As a break from the usual routine of getting on and off planes, I have had the luxury of a whole month in Senegal.

"Great!" I thought, "I'll finally have time to get to see some Senegalese wrestling, to spend a day with my maid shopping for ingredients and learning how to turn them into the national dish, Thie-bou-dienne (an upmarket fish-and-rice-and vegetable concoction), to go to the gym, to go to the market and buy some African fabrics to get some clothes made..." But no, my employers managed to find two extra projects for me to work on so I have shuttled between home and the office and had time for very little else.

So what I had hoped would be a really upbeat post about some of the great experiences of living in Dakar is not to be. Instead it is yet another sigh of frustration about the fact that everything here always BREAKS or FALLS APART.

For the last week my water heater has been heating away, night and day, acting like a giant radiator (which is not what you need when the average daily temperature now is around 36°C), but I have been too busy to get anyone in to fix it. Gradually though the wall next to the heater warmed up, the floor tiles beneath it warmed up, and finally the plant on the other side of the wall withered and died - so I knew that I would have to call someone today. But I was just too late. I went into the bathroom this morning to find it was not heating - and there was no hot water - and when I went to check that the power switch was on, I found the switch had melted...

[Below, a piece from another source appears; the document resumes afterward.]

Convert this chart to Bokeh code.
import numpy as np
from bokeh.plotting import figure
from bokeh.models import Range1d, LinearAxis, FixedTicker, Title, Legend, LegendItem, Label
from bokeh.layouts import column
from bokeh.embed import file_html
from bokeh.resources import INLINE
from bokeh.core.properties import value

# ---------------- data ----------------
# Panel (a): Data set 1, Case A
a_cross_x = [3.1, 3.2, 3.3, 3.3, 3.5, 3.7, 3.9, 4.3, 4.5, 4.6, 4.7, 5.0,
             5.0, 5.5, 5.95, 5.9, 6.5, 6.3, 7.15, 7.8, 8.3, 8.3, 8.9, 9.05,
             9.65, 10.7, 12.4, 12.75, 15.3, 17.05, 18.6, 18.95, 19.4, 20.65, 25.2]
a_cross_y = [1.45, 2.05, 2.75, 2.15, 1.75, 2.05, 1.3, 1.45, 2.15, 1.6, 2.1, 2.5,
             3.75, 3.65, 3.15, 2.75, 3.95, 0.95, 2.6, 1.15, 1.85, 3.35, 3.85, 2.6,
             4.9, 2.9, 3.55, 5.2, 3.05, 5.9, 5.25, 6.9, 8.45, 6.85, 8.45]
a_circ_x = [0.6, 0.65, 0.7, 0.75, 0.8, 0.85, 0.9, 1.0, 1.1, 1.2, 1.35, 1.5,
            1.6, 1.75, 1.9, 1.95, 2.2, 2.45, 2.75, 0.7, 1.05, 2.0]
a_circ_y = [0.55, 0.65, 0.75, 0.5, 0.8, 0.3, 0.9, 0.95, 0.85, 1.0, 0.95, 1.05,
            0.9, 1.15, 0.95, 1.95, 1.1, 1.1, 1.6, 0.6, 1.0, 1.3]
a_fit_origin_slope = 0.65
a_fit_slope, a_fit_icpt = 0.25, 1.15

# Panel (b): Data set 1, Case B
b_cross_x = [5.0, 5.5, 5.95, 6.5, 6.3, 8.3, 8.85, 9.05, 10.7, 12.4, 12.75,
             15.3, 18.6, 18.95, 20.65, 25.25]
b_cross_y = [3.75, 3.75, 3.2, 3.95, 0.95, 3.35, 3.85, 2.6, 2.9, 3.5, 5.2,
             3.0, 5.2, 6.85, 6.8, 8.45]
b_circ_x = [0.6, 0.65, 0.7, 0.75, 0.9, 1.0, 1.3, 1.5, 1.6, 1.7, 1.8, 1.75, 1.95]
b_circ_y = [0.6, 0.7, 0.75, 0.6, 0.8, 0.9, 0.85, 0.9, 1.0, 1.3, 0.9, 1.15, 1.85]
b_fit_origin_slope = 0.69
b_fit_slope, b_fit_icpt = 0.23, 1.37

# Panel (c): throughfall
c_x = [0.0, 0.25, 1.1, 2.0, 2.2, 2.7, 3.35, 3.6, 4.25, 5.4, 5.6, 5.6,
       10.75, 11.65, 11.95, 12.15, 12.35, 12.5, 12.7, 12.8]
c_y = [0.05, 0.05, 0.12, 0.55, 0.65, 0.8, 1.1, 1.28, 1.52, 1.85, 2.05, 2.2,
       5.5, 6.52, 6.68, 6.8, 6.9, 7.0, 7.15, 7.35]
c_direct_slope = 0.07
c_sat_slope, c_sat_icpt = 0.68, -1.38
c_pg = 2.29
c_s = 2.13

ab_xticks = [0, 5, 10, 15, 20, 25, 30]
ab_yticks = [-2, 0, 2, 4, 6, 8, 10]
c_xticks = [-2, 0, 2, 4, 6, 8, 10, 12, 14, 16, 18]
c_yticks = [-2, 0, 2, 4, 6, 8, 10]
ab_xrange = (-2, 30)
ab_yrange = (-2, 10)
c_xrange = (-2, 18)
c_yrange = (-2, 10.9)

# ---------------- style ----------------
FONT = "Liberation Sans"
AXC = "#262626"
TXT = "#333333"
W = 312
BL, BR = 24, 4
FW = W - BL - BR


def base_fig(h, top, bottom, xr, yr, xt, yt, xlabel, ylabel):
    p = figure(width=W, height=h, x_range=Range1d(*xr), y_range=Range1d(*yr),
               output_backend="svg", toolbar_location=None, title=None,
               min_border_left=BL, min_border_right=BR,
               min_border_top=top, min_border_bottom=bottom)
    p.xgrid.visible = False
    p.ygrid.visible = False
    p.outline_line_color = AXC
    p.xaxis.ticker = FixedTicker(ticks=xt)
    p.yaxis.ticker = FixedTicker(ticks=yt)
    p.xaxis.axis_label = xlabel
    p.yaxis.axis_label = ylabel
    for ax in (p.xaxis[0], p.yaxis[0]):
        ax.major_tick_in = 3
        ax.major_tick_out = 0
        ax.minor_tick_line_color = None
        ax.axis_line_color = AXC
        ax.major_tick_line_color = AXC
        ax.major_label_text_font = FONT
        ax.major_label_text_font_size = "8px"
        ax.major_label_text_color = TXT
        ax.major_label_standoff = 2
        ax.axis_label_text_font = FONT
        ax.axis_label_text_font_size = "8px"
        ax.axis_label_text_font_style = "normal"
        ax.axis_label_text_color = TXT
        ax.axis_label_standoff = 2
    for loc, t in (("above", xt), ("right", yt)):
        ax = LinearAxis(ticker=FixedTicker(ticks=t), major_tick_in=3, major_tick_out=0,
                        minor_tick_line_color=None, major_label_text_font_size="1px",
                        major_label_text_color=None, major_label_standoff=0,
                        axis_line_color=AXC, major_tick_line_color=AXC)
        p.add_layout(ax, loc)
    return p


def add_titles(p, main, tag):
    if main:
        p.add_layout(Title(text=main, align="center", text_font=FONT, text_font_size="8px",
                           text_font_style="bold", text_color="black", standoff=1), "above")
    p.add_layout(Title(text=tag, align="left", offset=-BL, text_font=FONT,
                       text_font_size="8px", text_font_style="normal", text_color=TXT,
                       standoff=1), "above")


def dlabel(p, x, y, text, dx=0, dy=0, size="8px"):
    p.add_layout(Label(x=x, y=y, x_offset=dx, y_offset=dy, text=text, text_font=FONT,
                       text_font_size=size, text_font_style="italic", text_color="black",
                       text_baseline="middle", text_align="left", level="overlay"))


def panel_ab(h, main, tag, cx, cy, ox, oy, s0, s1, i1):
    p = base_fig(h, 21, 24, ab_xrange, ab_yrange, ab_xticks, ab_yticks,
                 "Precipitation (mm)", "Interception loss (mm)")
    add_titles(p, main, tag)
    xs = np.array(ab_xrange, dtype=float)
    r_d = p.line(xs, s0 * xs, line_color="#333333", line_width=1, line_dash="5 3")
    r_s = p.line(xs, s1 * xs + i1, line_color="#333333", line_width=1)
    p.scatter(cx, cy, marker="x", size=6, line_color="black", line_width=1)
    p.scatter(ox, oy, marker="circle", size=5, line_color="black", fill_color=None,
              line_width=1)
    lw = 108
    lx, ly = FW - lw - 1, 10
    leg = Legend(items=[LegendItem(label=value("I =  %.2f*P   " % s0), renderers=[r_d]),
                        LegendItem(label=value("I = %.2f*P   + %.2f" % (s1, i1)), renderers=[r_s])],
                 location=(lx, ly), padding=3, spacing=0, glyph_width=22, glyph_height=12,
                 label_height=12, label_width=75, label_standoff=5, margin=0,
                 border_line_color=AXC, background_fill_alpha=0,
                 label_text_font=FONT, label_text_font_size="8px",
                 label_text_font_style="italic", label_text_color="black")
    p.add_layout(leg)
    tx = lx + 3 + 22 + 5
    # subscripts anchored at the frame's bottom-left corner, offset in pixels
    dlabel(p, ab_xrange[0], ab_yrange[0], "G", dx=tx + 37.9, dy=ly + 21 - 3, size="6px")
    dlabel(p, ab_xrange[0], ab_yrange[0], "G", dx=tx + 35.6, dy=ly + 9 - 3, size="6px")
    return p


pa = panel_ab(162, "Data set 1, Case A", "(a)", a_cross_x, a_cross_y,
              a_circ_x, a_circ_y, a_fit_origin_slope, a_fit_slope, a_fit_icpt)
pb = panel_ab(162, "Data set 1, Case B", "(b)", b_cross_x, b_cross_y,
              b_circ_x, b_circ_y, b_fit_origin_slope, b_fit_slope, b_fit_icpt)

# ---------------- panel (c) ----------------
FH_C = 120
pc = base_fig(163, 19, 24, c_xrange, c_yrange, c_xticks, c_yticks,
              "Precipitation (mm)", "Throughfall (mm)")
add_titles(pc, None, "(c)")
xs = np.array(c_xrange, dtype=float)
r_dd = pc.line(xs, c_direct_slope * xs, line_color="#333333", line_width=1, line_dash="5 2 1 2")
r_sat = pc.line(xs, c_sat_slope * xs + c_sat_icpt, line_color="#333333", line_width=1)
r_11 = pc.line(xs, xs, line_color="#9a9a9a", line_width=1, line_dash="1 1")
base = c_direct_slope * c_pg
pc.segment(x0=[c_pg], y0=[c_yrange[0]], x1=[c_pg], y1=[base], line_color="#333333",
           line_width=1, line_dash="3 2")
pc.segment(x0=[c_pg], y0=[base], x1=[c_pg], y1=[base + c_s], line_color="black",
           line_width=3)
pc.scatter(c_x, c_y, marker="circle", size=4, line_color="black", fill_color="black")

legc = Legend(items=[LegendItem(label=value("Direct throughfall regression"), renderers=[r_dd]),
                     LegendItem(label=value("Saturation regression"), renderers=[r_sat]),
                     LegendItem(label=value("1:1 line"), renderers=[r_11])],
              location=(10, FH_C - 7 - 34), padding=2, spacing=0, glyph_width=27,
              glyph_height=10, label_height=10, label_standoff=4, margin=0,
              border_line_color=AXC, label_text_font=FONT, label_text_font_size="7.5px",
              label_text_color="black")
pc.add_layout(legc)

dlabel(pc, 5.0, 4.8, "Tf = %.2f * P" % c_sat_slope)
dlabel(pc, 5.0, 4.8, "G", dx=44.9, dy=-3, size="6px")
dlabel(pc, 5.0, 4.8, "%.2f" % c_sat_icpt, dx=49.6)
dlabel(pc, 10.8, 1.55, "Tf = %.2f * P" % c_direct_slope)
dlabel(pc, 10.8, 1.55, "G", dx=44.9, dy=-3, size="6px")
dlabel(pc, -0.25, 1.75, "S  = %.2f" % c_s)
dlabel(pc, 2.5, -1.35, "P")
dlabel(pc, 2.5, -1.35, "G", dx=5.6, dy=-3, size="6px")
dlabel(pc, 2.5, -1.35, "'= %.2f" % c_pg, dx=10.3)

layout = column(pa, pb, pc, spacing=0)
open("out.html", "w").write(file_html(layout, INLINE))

Then this afternoon as I walked the hundred metres between offices I thought my shoes felt strange. I examined them when I got in, to find that the heels (of both) had come unstuck from the soles - I doubt I will make it home tonight before they fall off completely.

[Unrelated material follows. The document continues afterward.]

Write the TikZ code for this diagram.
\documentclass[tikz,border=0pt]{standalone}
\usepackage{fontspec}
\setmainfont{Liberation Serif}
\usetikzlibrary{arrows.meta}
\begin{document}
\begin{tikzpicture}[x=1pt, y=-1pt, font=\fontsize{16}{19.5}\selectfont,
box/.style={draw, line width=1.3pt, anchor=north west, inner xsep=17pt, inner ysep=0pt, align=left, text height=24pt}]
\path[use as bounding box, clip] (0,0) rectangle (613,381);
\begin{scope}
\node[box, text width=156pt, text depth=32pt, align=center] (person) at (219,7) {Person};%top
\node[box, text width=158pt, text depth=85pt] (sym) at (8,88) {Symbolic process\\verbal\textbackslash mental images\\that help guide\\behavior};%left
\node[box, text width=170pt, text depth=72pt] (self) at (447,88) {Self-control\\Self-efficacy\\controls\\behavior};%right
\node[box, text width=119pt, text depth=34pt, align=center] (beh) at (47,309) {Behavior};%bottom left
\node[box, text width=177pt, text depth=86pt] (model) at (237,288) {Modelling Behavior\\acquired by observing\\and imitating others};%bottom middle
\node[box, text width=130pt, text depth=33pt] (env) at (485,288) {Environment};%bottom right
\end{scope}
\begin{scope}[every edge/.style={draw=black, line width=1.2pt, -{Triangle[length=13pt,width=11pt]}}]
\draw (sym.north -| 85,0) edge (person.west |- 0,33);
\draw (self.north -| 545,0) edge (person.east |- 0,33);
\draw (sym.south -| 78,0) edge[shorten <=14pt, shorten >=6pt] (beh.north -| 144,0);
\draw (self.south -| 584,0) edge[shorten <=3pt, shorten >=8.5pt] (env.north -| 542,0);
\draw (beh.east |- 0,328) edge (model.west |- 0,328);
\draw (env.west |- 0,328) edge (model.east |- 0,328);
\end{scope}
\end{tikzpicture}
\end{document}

Oh, and if as the normal falling apart isn't good enough, the ants try to make it worse. They keep erupting into the house through little holes in the cement between the floor tiles. As soon as I pour boiling water down one and cover it with polyfilla they must start digging away again from their nest in the foundations, and sure enough another little hole appears somewhere else and up they come. Thankfully these are not the biting kind of ants, but I still don't like being woken up by one trying to get in my ear, as I was this morning.


Anonymous said...

I can empathise about the ants... they can be such a pain. I've taken to immolating them with a butane lighter :P

Louise said...

Are you allowed to comment on your own blog??

This week the sole has fallen off one sandal and one trainer, the handle has fallen off my one remaining working saucepan lid and the micorwave turntable has stopped turning.

Sometimes I wonder whether living barefoot in a mud hut, and cooking over the fire, isn't actually better suited to the environmental conditions in this part of the world!